There was a 60% increase in profit from continuing operations to €3.91bn, and a €3.6bn loss from discontinued operations due mainly the €3.4bn non-cash write-down of YNAP net assets.

The cash position was solid at €6.5bn.

Last year’s performance was led by retail, Japan and Europe, closely followed by the Americas. Sales in directly-operated stores continued to outperform other distribution channels markedly, their contribution to group sales rising to 68%, and combined with online sales accounted for almost three quarters of group sales.

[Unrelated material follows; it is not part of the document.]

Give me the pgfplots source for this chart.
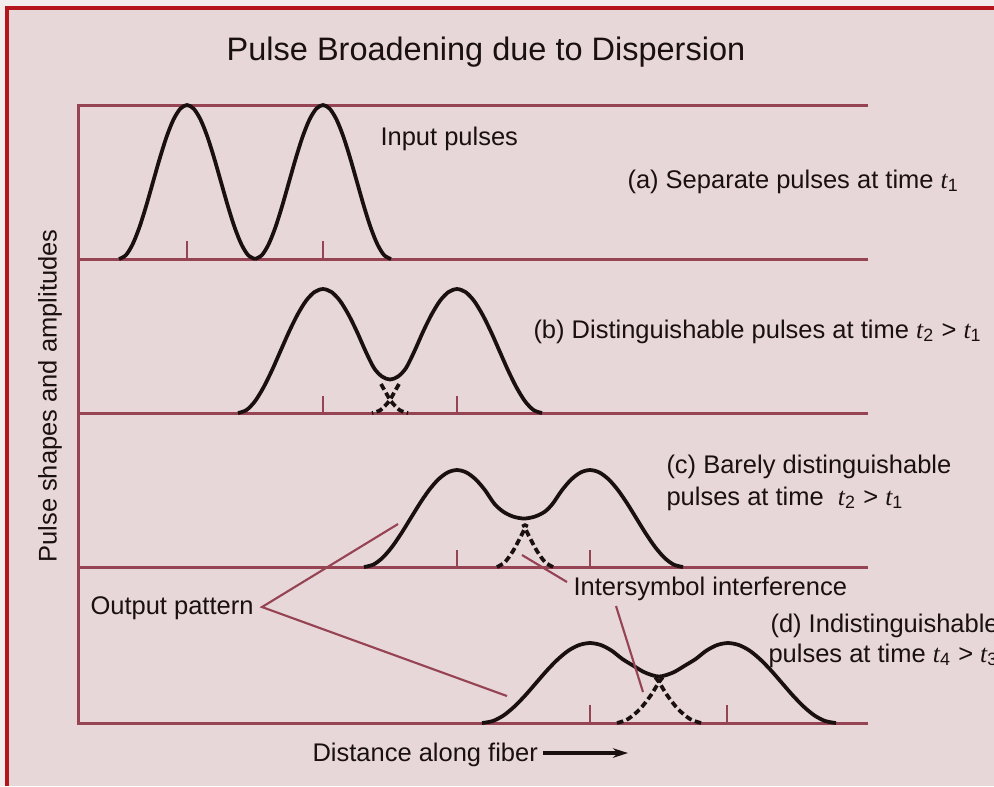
\documentclass[border=0pt]{standalone}
\usepackage{fontspec}
\setmainfont{Liberation Sans}
\newfontfamily\serif{Liberation Serif}
\usepackage{pgfplots}
\pgfplotsset{compat=1.18}
\usetikzlibrary{arrows.meta}
\definecolor{bg}{HTML}{E7D7D8}
\definecolor{paper}{HTML}{F3EDED}
\definecolor{frame}{HTML}{964354}
\definecolor{border}{HTML}{B5161E}
\definecolor{ink}{HTML}{1A1010}
\newcommand{\tm}[1]{{\serif\itshape t}\textsubscript{#1}}
\tikzset{
  lab/.style={font=\fontsize{10.2}{12}\selectfont, text=ink, inner sep=0pt, anchor=base west},
  pulse/.style={ink, line width=1.5pt, smooth, tension=0.5},
  ghost/.style={pulse, dash pattern=on 2.6pt off 1.4pt},
  lead/.style={frame, line width=0.85pt},
}
\begin{document}
\begin{tikzpicture}
% page background (pixel grid: 1px = 0.4pt)
\fill[paper] (0,0) rectangle (397.6pt,314.4pt);
\fill[bg] (3.2pt,0) rectangle (397.6pt,310.8pt);
\begin{axis}[width=397.6pt, height=314.4pt, scale only axis,
  xmin=0, xmax=994, ymin=0, ymax=786, y dir=reverse,
  hide axis, clip=false]

% red border
\draw[border, line width=1.6pt] (axis cs:7,786) -- (axis cs:7,8) -- (axis cs:994,8);

% panel frame and baselines
\addplot[frame, line width=1.2pt, unbounded coords=jump] coordinates {
  (868,105)(78,105)(78,723)(868,723) (0,nan)
  (78,259)(868,259) (0,nan)
  (78,413)(868,413) (0,nan)
  (78,567)(868,567)};
% pulse centre ticks
\addplot[frame, line width=0.85pt, unbounded coords=jump] coordinates {
  (187,259)(187,241) (0,nan) (323,259)(323,241) (0,nan)
  (323,413)(323,396) (0,nan) (457,413)(457,396) (0,nan)
  (457,567)(457,550) (0,nan) (590,567)(590,550) (0,nan)
  (590,723)(590,705) (0,nan) (727,723)(727,705)};

% (a) input pulses
\addplot[pulse] coordinates {(119,259)(125.8,255.2)(132.6,244.3)(139.4,227.3)(146.2,205.8)(153,182)(159.8,158.2)(166.6,136.7)(173.4,119.7)(180.2,108.8)(187,105)(193.8,108.8)(200.6,119.7)(207.4,136.7)(214.2,158.2)(221,182)(227.8,205.8)(234.6,227.3)(241.4,244.3)(248.2,255.2)(255,259)};
\addplot[pulse] coordinates {(255,259)(261.8,255.2)(268.6,244.3)(275.4,227.3)(282.2,205.8)(289,182)(295.8,158.2)(302.6,136.7)(309.4,119.7)(316.2,108.8)(323,105)(329.8,108.8)(336.6,119.7)(343.4,136.7)(350.2,158.2)(357,182)(363.8,205.8)(370.6,227.3)(377.4,244.3)(384.2,255.2)(391,259)};

% (b)
\addplot[pulse] coordinates {(238,413)(246.5,410)(255,401.2)(263.5,387.4)(272,370.2)(280.5,351)(289,331.8)(297.5,314.6)(306,300.8)(314.5,292)(323,289)(331.5,292)(340,300.8)(348.5,314.6)(357,331.8)(365.5,351)(374,368)(382,376.5)(390,379.5)(398,376.5)(406,368)(414.5,351)(423,331.8)(431.5,314.6)(440,300.8)(448.5,292)(457,289)(465.5,292)(474,300.8)(482.5,314.6)(491,331.8)(499.5,351)(508,370.2)(516.5,387.4)(525,401.2)(533.5,410)(542,413)};
\addplot[ghost] coordinates {(381,384)(385,391)(391,401.2)(399.5,410)(408,413)};
\addplot[ghost] coordinates {(399,384)(395,391)(389,401.2)(380.5,410)(372,413)};

% (c)
\addplot[pulse] coordinates {(364,567)(373.3,564.6)(382.6,557.7)(391.9,547)(401.2,533.5)(410.5,518.5)(419.8,503.5)(429.1,490)(438.4,479.3)(447.7,472.4)(457,470)(466.3,472.4)(475.6,479.3)(484.9,490)(494.2,503.5)(503,511.5)(513,516.5)(524,518.5)(535,516.5)(545,511.5)(552.8,503.5)(562.1,490)(571.4,479.3)(580.7,472.4)(590,470)(599.3,472.4)(608.6,479.3)(617.9,490)(627.2,503.5)(636.5,518.5)(645.8,533.5)(655.1,547)(664.4,557.7)(673.7,564.6)(683,567)};
\addplot[ghost] coordinates {(497,567)(505,562)(513,551)(520,538)(527,524)};
\addplot[ghost] coordinates {(553,567)(545,562)(537,551)(530,538)(523,524)};

% (d)
\addplot[pulse] coordinates {(482,723)(492.8,721)(503.6,715.4)(514.4,706.5)(525.2,695.4)(536,683)(546.8,670.6)(557.6,659.5)(568.4,650.6)(579.2,645)(590,643)(600.8,645)(611.6,650.6)(622.4,659)(633,665.5)(645,672.5)(659,676.5)(673,672.5)(685,665.5)(695.6,659)(706.4,650.6)(717.2,645)(728,643)(738.8,645)(749.6,650.6)(760.4,659.5)(771.2,670.6)(782,683)(792.8,695.4)(803.6,706.5)(814.4,715.4)(825.2,721)(836,723)};
\addplot[ghost] coordinates {(617,723)(628,719)(640,709)(651,695)(659,682)(663,677)};
\addplot[ghost] coordinates {(701,723)(690,719)(678,709)(667,695)(659,682)(655,677)};

% leader lines
\draw[lead] (axis cs:398,524) -- (axis cs:262,607) -- (axis cs:507,696);
\draw[lead] (axis cs:567,582) -- (axis cs:522,555);
\draw[lead] (axis cs:616,606) -- (axis cs:643,692);

% texts
\node[font=\fontsize{13}{15}\selectfont, text=ink, inner sep=0pt, anchor=base] at (axis cs:486,60) {Pulse Broadening due to Dispersion};
\node[lab] at (axis cs:380,145) {Input pulses};
\node[lab] at (axis cs:627,188) {(a) Separate pulses at time \tm{1}};
\node[lab] at (axis cs:533,338) {(b) Distinguishable pulses at time \tm{2} > \tm{1}};
\node[lab] at (axis cs:666,473) {(c) Barely distinguishable};
\node[lab] at (axis cs:666,505) {pulses at time \ \tm{2} > \tm{1}};
\node[lab] at (axis cs:573,595) {Intersymbol interference};
\node[lab] at (axis cs:90,614) {Output pattern};
\node[lab] at (axis cs:770,632) {(d) Indistinguishable};
\node[lab] at (axis cs:768,662) {pulses at time \tm{4} > \tm{3}};
\node[lab, rotate=90, anchor=center] at (axis cs:50,396) {Pulse shapes and amplitudes};
\node[lab] at (axis cs:312,761) {Distance along fiber};
\draw[ink, line width=1.3pt, -{Stealth[length=6pt,width=3.8pt]}] (axis cs:543,753) -- (axis cs:628,753);
\end{axis}
\pgfresetboundingbox
\path[use as bounding box] (0,0) rectangle (397.6pt,314.4pt);
\end{tikzpicture}
\end{document}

All business areas delivered double-digit sales growth. The Jewellery Maisons, Buccellati, Cartier and Van Cleef & Arpels, increased combined sales to €13.4bn and operating profit to €4.7bn, generating an improved 34.9% operating margin compared to the prior year.

The Specialist Watchmakers performed strongly with sales of €3.9bn and operating margin improving to 19%.

“The Specialist Watchmakers are reaping the benefits of past strategic actions and clear leaders have emerged, notably Vacheron Constantin, which has reached €1 billion in sales,” said Rupert.

The group’s “Other” business area, mostly the F&A Maisons and including Watchfinder, recorded sales of €2.7bn, up 19%. Watchfinder’s muted performance was more than offset by sharp growth in sales and profitability at the F&A Maisons, driven by renewed creativity and higher travel retail footfall.

The overall profit for the year was limited to € 301m due to the €3.6bn loss for the year from discontinued operations. This was primarily due to the €3.4bn non-cash charge on the transfer of YNAP net assets to “held for sale”.

In November the Senior Executive Committee saw the appointments of Patricia Gandji as the Chief People Officer and CEO of Regions, and in February, Bérangère Ruchat was appointed as chief sustainability officer.

Some ESG (environment, social, governance) strides included 97% renewable electricity achieved globally and the removal of polyvinyl chloride (PVC) from products and packaging.